====== Data

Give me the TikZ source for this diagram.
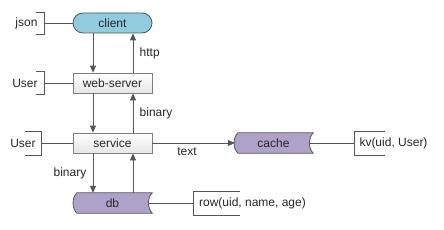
\documentclass[tikz,border=0pt]{standalone}
\usepackage{fontspec}
\setmainfont{Liberation Sans}
\usetikzlibrary{arrows.meta,calc,backgrounds}
\definecolor{edge}{HTML}{555555}
\definecolor{boxline}{HTML}{808080}
\definecolor{clientfill}{HTML}{8FCCDE}
\definecolor{purp}{HTML}{AFA2C9}
\begin{document}
\begin{tikzpicture}[x=1pt,y=-1pt,
  every node/.style={font=\fontsize{12}{14}\selectfont, text=black!85},
  plainbox/.style={draw=boxline, line width=0.8pt, top color=white, bottom color=black!10,
    minimum width=79pt, minimum height=20pt, inner sep=0pt},
  pillbox/.style={draw=edge, line width=0.8pt, fill=clientfill, rounded corners=10pt,
    minimum width=79pt, minimum height=20pt, inner sep=0pt},
  scrollbox/.style={minimum width=79pt, minimum height=20pt, inner sep=0pt},
  scrollpath/.style={draw=edge, line width=0.8pt, fill=purp},
  arr/.style={draw=edge, line width=0.8pt, -{Triangle[width=6pt,length=7pt]}},
  conn/.style={draw=edge, line width=0.8pt},
  brk/.style={draw=edge, line width=0.8pt},
  lbl/.style={inner sep=1pt}]
\useasboundingbox (0,0) rectangle (444,230);

% main nodes
\node[pillbox] (client) at (112.5,23) {client};
\node[plainbox] (web) at (112.5,83) {web-server};
\node[plainbox] (service) at (112.5,143) {service};
\node[scrollbox] (db) at (112.5,203) {db};
\node[scrollbox] (cache) at (273.5,143) {cache};

% scroll shapes
\begin{scope}[on background layer]
\foreach \n in {db,cache}{
  \path[scrollpath] ($(\n.north west)+(4,0)$) -- (\n.north east)
    .. controls ($(\n.north east)+(-5,5)$) and ($(\n.south east)+(-5,-5)$) .. (\n.south east)
    -- ($(\n.south west)+(4,0)$)
    .. controls ($(\n.south west)+(-1,-5)$) and ($(\n.north west)+(-1,5)$) .. cycle;
}
\end{scope}

% annotations
\node[lbl] (json) at (26.5,23) {json};
\coordinate (jsonb) at (44,23);
\draw[brk] ($(jsonb)+(-8,-11)$) -- ++(8,0) -- ++(0,22) -- ++(-8,0);
\draw[conn] (jsonb) -- (client.west);

\node[lbl] (user1) at (25,83) {User};
\coordinate (user1b) at (44,83);
\draw[brk] ($(user1b)+(-8,-11.5)$) -- ++(8,0) -- ++(0,23) -- ++(-8,0);
\draw[conn] (user1b) -- (web.west);

\node[lbl] (user2) at (23,143) {User};
\coordinate (user2b) at (41,143);
\draw[brk] ($(user2b)+(-16,-12)$) -- ++(16,0) -- ++(0,24) -- ++(-16,0);
\draw[conn] (user2b) -- (service.west);

\node[lbl] (kv) at (393.5,143) {kv(uid, User)};
\coordinate (kvb) at (354,143);
\draw[brk] ($(kvb)+(31,-12)$) -- ++(-31,0) -- ++(0,24) -- ++(31,0);
\draw[conn] ($(cache.east)+(-4,0)$) -- (kvb);

\node[lbl] (row) at (252.5,203) {row(uid, name, age)};
\coordinate (rowb) at (193,203);
\draw[brk] ($(rowb)+(47,-12)$) -- ++(-47,0) -- ++(0,24) -- ++(47,0);
\draw[conn] ($(db.east)+(-4,0)$) -- (rowb);

% arrows
\draw[arr] ([xshift=-19.5pt]client.south) -- ([xshift=-19.5pt]web.north);
\draw[arr] ([xshift=20.5pt]web.north) -- ([xshift=20.5pt]client.south)
  node[midway, right=3pt] {http};
\draw[arr] ([xshift=-19.5pt]web.south) -- ([xshift=-19.5pt]service.north);
\draw[arr] ([xshift=20.5pt]service.north) -- ([xshift=20.5pt]web.south)
  node[midway, right=3pt] {binary};
\draw[arr] ([xshift=-19.5pt]service.south) -- ([xshift=-19.5pt]db.north)
  node[midway, left=3pt] {binary};
\draw[arr] ([xshift=20.5pt]db.north) -- ([xshift=20.5pt]service.south);
\draw[arr] (service.east) -- ($(cache.west)+(1,0)$)
  node[pos=0.42, below=1pt] {text};
\end{tikzpicture}
\end{document}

============

- **What you should do**:
Exclude the images, then output the data above word for word.

- **Full answer**:
Give me the TikZ source for this diagram.
\documentclass[tikz,border=0pt]{standalone}
\usepackage{fontspec}
\setmainfont{Liberation Sans}
\usetikzlibrary{arrows.meta,calc,backgrounds}
\definecolor{edge}{HTML}{555555}
\definecolor{boxline}{HTML}{808080}
\definecolor{clientfill}{HTML}{8FCCDE}
\definecolor{purp}{HTML}{AFA2C9}
\begin{document}
\begin{tikzpicture}[x=1pt,y=-1pt,
  every node/.style={font=\fontsize{12}{14}\selectfont, text=black!85},
  plainbox/.style={draw=boxline, line width=0.8pt, top color=white, bottom color=black!10,
    minimum width=79pt, minimum height=20pt, inner sep=0pt},
  pillbox/.style={draw=edge, line width=0.8pt, fill=clientfill, rounded corners=10pt,
    minimum width=79pt, minimum height=20pt, inner sep=0pt},
  scrollbox/.style={minimum width=79pt, minimum height=20pt, inner sep=0pt},
  scrollpath/.style={draw=edge, line width=0.8pt, fill=purp},
  arr/.style={draw=edge, line width=0.8pt, -{Triangle[width=6pt,length=7pt]}},
  conn/.style={draw=edge, line width=0.8pt},
  brk/.style={draw=edge, line width=0.8pt},
  lbl/.style={inner sep=1pt}]
\useasboundingbox (0,0) rectangle (444,230);

% main nodes
\node[pillbox] (client) at (112.5,23) {client};
\node[plainbox] (web) at (112.5,83) {web-server};
\node[plainbox] (service) at (112.5,143) {service};
\node[scrollbox] (db) at (112.5,203) {db};
\node[scrollbox] (cache) at (273.5,143) {cache};

% scroll shapes
\begin{scope}[on background layer]
\foreach \n in {db,cache}{
  \path[scrollpath] ($(\n.north west)+(4,0)$) -- (\n.north east)
    .. controls ($(\n.north east)+(-5,5)$) and ($(\n.south east)+(-5,-5)$) .. (\n.south east)
    -- ($(\n.south west)+(4,0)$)
    .. controls ($(\n.south west)+(-1,-5)$) and ($(\n.north west)+(-1,5)$) .. cycle;
}
\end{scope}

% annotations
\node[lbl] (json) at (26.5,23) {json};
\coordinate (jsonb) at (44,23);
\draw[brk] ($(jsonb)+(-8,-11)$) -- ++(8,0) -- ++(0,22) -- ++(-8,0);
\draw[conn] (jsonb) -- (client.west);

\node[lbl] (user1) at (25,83) {User};
\coordinate (user1b) at (44,83);
\draw[brk] ($(user1b)+(-8,-11.5)$) -- ++(8,0) -- ++(0,23) -- ++(-8,0);
\draw[conn] (user1b) -- (web.west);

\node[lbl] (user2) at (23,143) {User};
\coordinate (user2b) at (41,143);
\draw[brk] ($(user2b)+(-16,-12)$) -- ++(16,0) -- ++(0,24) -- ++(-16,0);
\draw[conn] (user2b) -- (service.west);

\node[lbl] (kv) at (393.5,143) {kv(uid, User)};
\coordinate (kvb) at (354,143);
\draw[brk] ($(kvb)+(31,-12)$) -- ++(-31,0) -- ++(0,24) -- ++(31,0);
\draw[conn] ($(cache.east)+(-4,0)$) -- (kvb);

\node[lbl] (row) at (252.5,203) {row(uid, name, age)};
\coordinate (rowb) at (193,203);
\draw[brk] ($(rowb)+(47,-12)$) -- ++(-47,0) -- ++(0,24) -- ++(47,0);
\draw[conn] ($(db.east)+(-4,0)$) -- (rowb);

% arrows
\draw[arr] ([xshift=-19.5pt]client.south) -- ([xshift=-19.5pt]web.north);
\draw[arr] ([xshift=20.5pt]web.north) -- ([xshift=20.5pt]client.south)
  node[midway, right=3pt] {http};
\draw[arr] ([xshift=-19.5pt]web.south) -- ([xshift=-19.5pt]service.north);
\draw[arr] ([xshift=20.5pt]service.north) -- ([xshift=20.5pt]web.south)
  node[midway, right=3pt] {binary};
\draw[arr] ([xshift=-19.5pt]service.south) -- ([xshift=-19.5pt]db.north)
  node[midway, left=3pt] {binary};
\draw[arr] ([xshift=20.5pt]db.north) -- ([xshift=20.5pt]service.south);
\draw[arr] (service.east) -- ($(cache.west)+(1,0)$)
  node[pos=0.42, below=1pt] {text};
\end{tikzpicture}
\end{document}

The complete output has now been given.